Chile Weathering Global Slump With 5% Growth in 2012 as Spending Increases

Chile, the world’s biggest copper producer, is poised to shrug off a global economic slowdown and generate growth of more than 5 percent next year, topping analysts’ estimates, Finance Minister Felipe Larrain said.

The government of President Sebastian Pinera aims to average 6 percent annual growth over its four-year term and is developing 2012 forecasts that point to an expansion of 5 percent or “somewhat” more, Larrain, 53, said yesterday at the Bloomberg Chile Economic Summit in Santiago. The government is establishing a financial stability council made up of central bank and government experts to better coordinate economic oversight as global risks mount, Larrain said.

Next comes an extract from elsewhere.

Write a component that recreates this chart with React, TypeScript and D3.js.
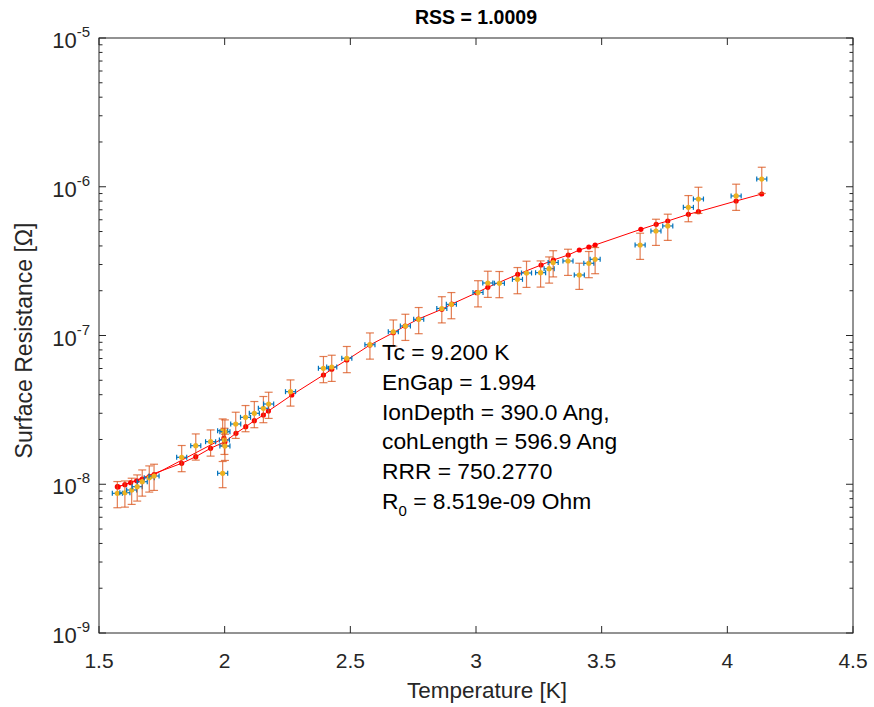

Larrain reiterated the government’s projection for 2011 growth, which the ministry said would be 6.6 percent. The Andean nation’s economy is expanding at its fastest pace in more than a decade at a time when much of the world is struggling with a widening European debt crisis and slower global growth.

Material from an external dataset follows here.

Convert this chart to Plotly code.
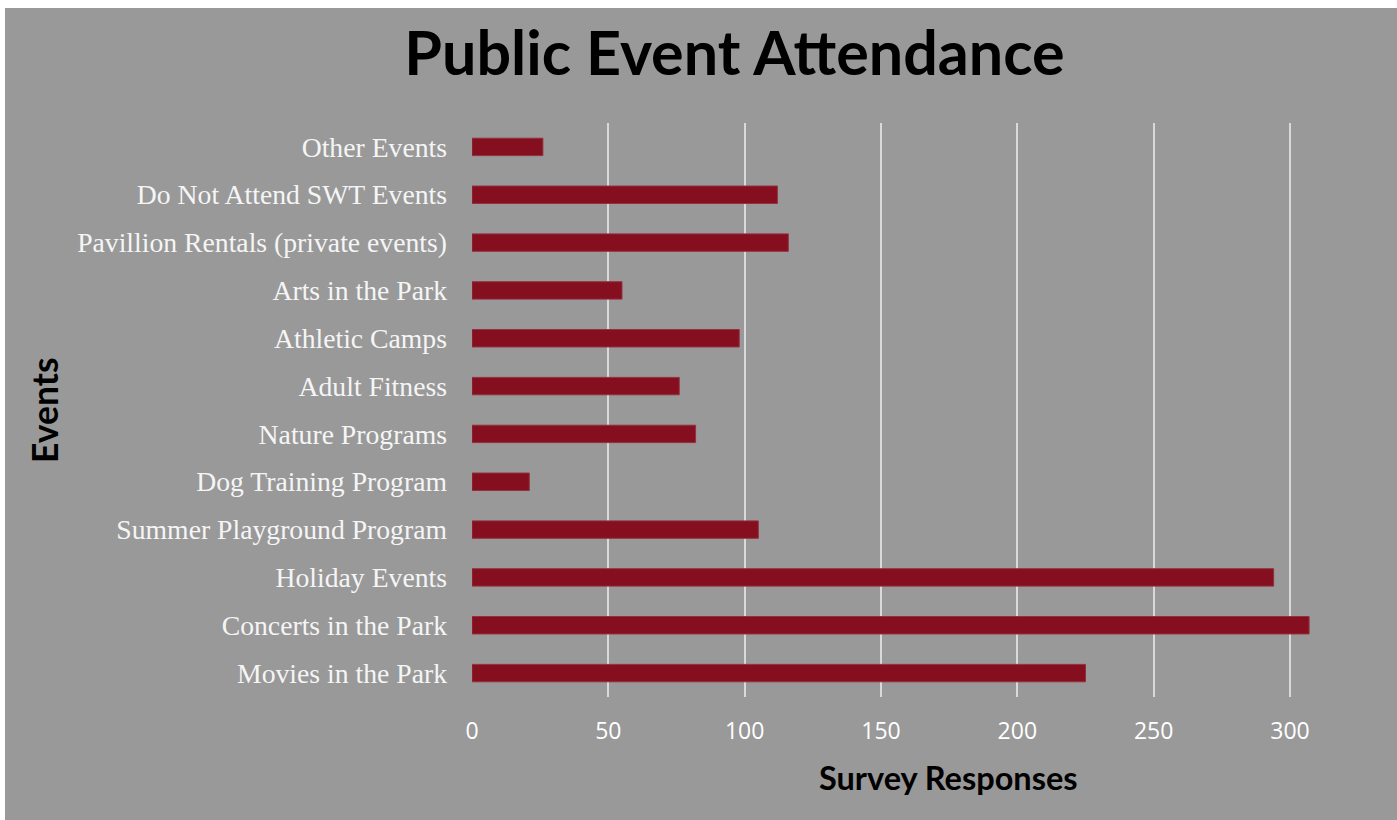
import plotly.graph_objects as go

categories = [
    "Movies in the Park",
    "Concerts in the Park",
    "Holiday Events",
    "Summer Playground Program",
    "Dog Training Program",
    "Nature Programs",
    "Adult Fitness",
    "Athletic Camps",
    "Arts in the Park",
    "Pavillion Rentals (private events)",
    "Do Not Attend SWT Events",
    "Other Events",
]
responses = [225, 307, 294, 105, 21, 82, 76, 98, 55, 116, 112, 26]
x_ticks = [0, 50, 100, 150, 200, 250, 300]

W, H = 1397, 820
L, R, T, B = 472, 77, 123, 123
XMAX = 311
pw = W - L - R
ph = H - T - B

BG = "#999999"
BAR = "#850e1f"

fig = go.Figure(
    go.Bar(
        x=responses,
        y=categories,
        orientation="h",
        marker=dict(color=BAR, line=dict(color="#93303e", width=1)),
        hoverinfo="x+y",
    )
)

def px_x(p):
    return (p - L) / pw

def px_y(p):
    return (H - B - p) / ph

fig.update_layout(
    width=W,
    height=H,
    margin=dict(l=L, r=R, t=T, b=B),
    paper_bgcolor=BG,
    plot_bgcolor=BG,
    bargap=0.636,
    showlegend=False,
    title=dict(
        text="<b>Public Event Attendance</b>",
        font=dict(family="Lato", size=61, color="#000000"),
        x=px_x(734.5), xref="paper", xanchor="center",
        y=1 - 54 / H, yref="container", yanchor="middle",
    ),
    xaxis=dict(
        range=[0, XMAX],
        tickvals=x_ticks,
        ticktext=[str(v) for v in x_ticks],
        showgrid=True,
        gridcolor="#d9d9d9",
        gridwidth=2,
        zeroline=False,
        showline=False,
        ticks="",
        ticklabelstandoff=18,
        tickfont=dict(family="Open Sans", size=23, color="#ffffff"),
        fixedrange=True,
    ),
    yaxis=dict(
        categoryorder="array",
        categoryarray=categories,
        showgrid=False,
        zeroline=False,
        showline=False,
        ticks="",
        ticklabelstandoff=24,
        tickfont=dict(family="Liberation Serif", size=27.7, color="#f5f5f5"),
        fixedrange=True,
    ),
    shapes=[
        dict(type="rect", xref="paper", yref="paper",
             x0=px_x(0), x1=px_x(5), y0=px_y(H), y1=px_y(0),
             fillcolor="#ffffff", line=dict(width=0), layer="above"),
        dict(type="rect", xref="paper", yref="paper",
             x0=px_x(0), x1=px_x(W), y0=px_y(8), y1=px_y(0),
             fillcolor="#ffffff", line=dict(width=0), layer="above"),
    ],
    annotations=[
        dict(text="<b>Survey Responses</b>", xref="paper", yref="paper",
             x=px_x(948), y=px_y(777), xanchor="center", yanchor="middle",
             showarrow=False, font=dict(family="Lato", size=32.5, color="#000000")),
        dict(text="<b>Events</b>", xref="paper", yref="paper",
             x=px_x(44), y=px_y(410), xanchor="center", yanchor="middle",
             textangle=-90, showarrow=False,
             font=dict(family="Lato", size=35.5, color="#000000")),
    ],
)

fig.write_html("out.html")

“Chile’s economy has enormous strengths,” he said. “However, Chile is an economy that is part of the global community and we confront a complicated external environment.”

The $200 billion copper-based economy will decelerate in the third and fourth quarters after growing 8.4 percent in the first half of 2011, the fastest pace since 1995, Larrain said.

Copper Nation

The world’s biggest copper-producing nation, Chile has increased fiscal savings to $18 billion, the highest level since 2009 and equivalent to about 9 percent of GDP.

The government, which will post an estimated fiscal surplus of 1.3 percent of GDP this year, has space to increase savings even more to create a buffer against global economic risks, the International Monetary Fund’s executive board said in a report today.

Copper prices, which have plunged 10 percent this month after more than tripling in value since 2009, are underpinned by “robust” demand, Thomas Keller, the chief financial officer of Chile’s state-owned copper company Codelco, said at the Bloomberg conference.

The central bank already is seeing signs of a slowdown in demand growth that helped lead the country’s recovery from the 2009 recession and February 2010 earthquake, bank President Jose De Gregorio said yesterday at the conference.

Policy makers last week kept the benchmark interest rate unchanged at 5.25 percent, noting in the statement accompanying the decision an economic slowdown in the U.S., lower commodity prices and heightened concern about financial risk in Europe.

Growth Outlook

The U.S. on Aug. 5 had its AAA credit rating downgraded for the first time by Standard & Poor’s, and the U.S. Federal Reserve on Aug. 9 pledged to keep rates at a record low through at least mid-2013 to revive a recovery that it said has been “considerably slower” than anticipated. Investor concern has also mounted over debt sustainability in Europe.

Chile will expand 4.5 percent next year, according to median forecast of eight economists in a Bloomberg survey. The IMF estimates GDP will climb 5 percent in 2012, according to today’s report.

The yield on the country’s dollar-denominated bonds due in 2020 fell to 3.15 percent today from 3.79 percent when they were sold in August of last year.

Morgan Stanley in an Aug. 22 report reduced its growth forecast for all Latin American countries except Chile, whose GDP will climb an estimated 4.4 percent. That would be the fastest growth among major Latin American countries behind Peru, according to the report.

The finance minister, a Harvard University-trained economist, has published 10 books, including “Macroeconomics in the Global Economy,” co-written by Columbia University economist Jeffrey Sachs.

“Chile is going to be a country where investors increasingly are going to be able to find opportunities and the security that our country brings,” Larrain said.